## EXERCISE DIRECTIONS:
In full and without alteration, repeat the material.

## DATA EXCERPT:

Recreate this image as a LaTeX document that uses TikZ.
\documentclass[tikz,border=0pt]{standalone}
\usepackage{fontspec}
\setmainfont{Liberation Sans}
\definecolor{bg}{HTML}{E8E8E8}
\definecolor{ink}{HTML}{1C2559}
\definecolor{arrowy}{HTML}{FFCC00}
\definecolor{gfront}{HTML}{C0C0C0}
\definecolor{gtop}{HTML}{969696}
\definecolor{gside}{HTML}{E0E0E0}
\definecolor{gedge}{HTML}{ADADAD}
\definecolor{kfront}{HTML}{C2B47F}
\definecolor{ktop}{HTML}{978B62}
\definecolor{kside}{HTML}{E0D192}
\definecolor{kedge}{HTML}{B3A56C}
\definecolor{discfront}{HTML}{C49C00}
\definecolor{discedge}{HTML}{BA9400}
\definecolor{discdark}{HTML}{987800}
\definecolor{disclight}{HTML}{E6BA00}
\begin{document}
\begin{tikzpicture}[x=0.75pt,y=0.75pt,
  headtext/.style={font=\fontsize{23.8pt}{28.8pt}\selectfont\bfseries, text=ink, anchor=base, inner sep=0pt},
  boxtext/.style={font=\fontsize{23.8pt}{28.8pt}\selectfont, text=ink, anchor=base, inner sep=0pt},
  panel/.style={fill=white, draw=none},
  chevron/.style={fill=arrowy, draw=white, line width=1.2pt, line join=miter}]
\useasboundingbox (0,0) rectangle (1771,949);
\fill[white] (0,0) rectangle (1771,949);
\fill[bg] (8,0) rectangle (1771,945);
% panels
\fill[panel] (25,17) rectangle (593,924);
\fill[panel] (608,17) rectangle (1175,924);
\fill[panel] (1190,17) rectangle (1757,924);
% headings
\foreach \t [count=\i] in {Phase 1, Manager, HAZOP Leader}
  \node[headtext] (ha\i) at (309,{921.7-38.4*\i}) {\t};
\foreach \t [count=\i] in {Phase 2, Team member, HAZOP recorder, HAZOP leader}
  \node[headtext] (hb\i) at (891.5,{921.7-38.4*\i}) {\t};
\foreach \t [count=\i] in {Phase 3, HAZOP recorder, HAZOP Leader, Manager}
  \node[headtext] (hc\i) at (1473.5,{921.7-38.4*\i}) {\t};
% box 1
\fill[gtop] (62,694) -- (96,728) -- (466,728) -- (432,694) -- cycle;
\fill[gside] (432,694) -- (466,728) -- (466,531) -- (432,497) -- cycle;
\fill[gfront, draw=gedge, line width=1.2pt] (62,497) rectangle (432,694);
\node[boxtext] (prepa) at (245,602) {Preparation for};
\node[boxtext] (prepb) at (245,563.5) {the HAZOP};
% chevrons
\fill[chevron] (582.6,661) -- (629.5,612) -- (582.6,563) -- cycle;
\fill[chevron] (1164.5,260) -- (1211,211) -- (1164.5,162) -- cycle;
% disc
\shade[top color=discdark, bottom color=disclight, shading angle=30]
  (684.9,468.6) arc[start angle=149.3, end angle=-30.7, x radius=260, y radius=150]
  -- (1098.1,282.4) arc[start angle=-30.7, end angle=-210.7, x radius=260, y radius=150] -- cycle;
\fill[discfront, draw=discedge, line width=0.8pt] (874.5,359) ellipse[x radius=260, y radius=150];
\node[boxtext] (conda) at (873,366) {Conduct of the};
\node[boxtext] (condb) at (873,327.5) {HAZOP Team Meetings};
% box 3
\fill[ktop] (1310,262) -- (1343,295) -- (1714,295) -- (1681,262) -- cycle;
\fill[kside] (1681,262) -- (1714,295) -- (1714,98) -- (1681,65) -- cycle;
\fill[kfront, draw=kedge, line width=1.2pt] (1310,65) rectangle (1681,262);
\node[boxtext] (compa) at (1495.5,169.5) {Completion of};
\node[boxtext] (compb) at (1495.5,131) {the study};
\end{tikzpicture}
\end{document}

## WORKED SOLUTION:
Recreate this image as a LaTeX document that uses TikZ.
\documentclass[tikz,border=0pt]{standalone}
\usepackage{fontspec}
\setmainfont{Liberation Sans}
\definecolor{bg}{HTML}{E8E8E8}
\definecolor{ink}{HTML}{1C2559}
\definecolor{arrowy}{HTML}{FFCC00}
\definecolor{gfront}{HTML}{C0C0C0}
\definecolor{gtop}{HTML}{969696}
\definecolor{gside}{HTML}{E0E0E0}
\definecolor{gedge}{HTML}{ADADAD}
\definecolor{kfront}{HTML}{C2B47F}
\definecolor{ktop}{HTML}{978B62}
\definecolor{kside}{HTML}{E0D192}
\definecolor{kedge}{HTML}{B3A56C}
\definecolor{discfront}{HTML}{C49C00}
\definecolor{discedge}{HTML}{BA9400}
\definecolor{discdark}{HTML}{987800}
\definecolor{disclight}{HTML}{E6BA00}
\begin{document}
\begin{tikzpicture}[x=0.75pt,y=0.75pt,
  headtext/.style={font=\fontsize{23.8pt}{28.8pt}\selectfont\bfseries, text=ink, anchor=base, inner sep=0pt},
  boxtext/.style={font=\fontsize{23.8pt}{28.8pt}\selectfont, text=ink, anchor=base, inner sep=0pt},
  panel/.style={fill=white, draw=none},
  chevron/.style={fill=arrowy, draw=white, line width=1.2pt, line join=miter}]
\useasboundingbox (0,0) rectangle (1771,949);
\fill[white] (0,0) rectangle (1771,949);
\fill[bg] (8,0) rectangle (1771,945);
% panels
\fill[panel] (25,17) rectangle (593,924);
\fill[panel] (608,17) rectangle (1175,924);
\fill[panel] (1190,17) rectangle (1757,924);
% headings
\foreach \t [count=\i] in {Phase 1, Manager, HAZOP Leader}
  \node[headtext] (ha\i) at (309,{921.7-38.4*\i}) {\t};
\foreach \t [count=\i] in {Phase 2, Team member, HAZOP recorder, HAZOP leader}
  \node[headtext] (hb\i) at (891.5,{921.7-38.4*\i}) {\t};
\foreach \t [count=\i] in {Phase 3, HAZOP recorder, HAZOP Leader, Manager}
  \node[headtext] (hc\i) at (1473.5,{921.7-38.4*\i}) {\t};
% box 1
\fill[gtop] (62,694) -- (96,728) -- (466,728) -- (432,694) -- cycle;
\fill[gside] (432,694) -- (466,728) -- (466,531) -- (432,497) -- cycle;
\fill[gfront, draw=gedge, line width=1.2pt] (62,497) rectangle (432,694);
\node[boxtext] (prepa) at (245,602) {Preparation for};
\node[boxtext] (prepb) at (245,563.5) {the HAZOP};
% chevrons
\fill[chevron] (582.6,661) -- (629.5,612) -- (582.6,563) -- cycle;
\fill[chevron] (1164.5,260) -- (1211,211) -- (1164.5,162) -- cycle;
% disc
\shade[top color=discdark, bottom color=disclight, shading angle=30]
  (684.9,468.6) arc[start angle=149.3, end angle=-30.7, x radius=260, y radius=150]
  -- (1098.1,282.4) arc[start angle=-30.7, end angle=-210.7, x radius=260, y radius=150] -- cycle;
\fill[discfront, draw=discedge, line width=0.8pt] (874.5,359) ellipse[x radius=260, y radius=150];
\node[boxtext] (conda) at (873,366) {Conduct of the};
\node[boxtext] (condb) at (873,327.5) {HAZOP Team Meetings};
% box 3
\fill[ktop] (1310,262) -- (1343,295) -- (1714,295) -- (1681,262) -- cycle;
\fill[kside] (1681,262) -- (1714,295) -- (1714,98) -- (1681,65) -- cycle;
\fill[kfront, draw=kedge, line width=1.2pt] (1310,65) rectangle (1681,262);
\node[boxtext] (compa) at (1495.5,169.5) {Completion of};
\node[boxtext] (compb) at (1495.5,131) {the study};
\end{tikzpicture}
\end{document}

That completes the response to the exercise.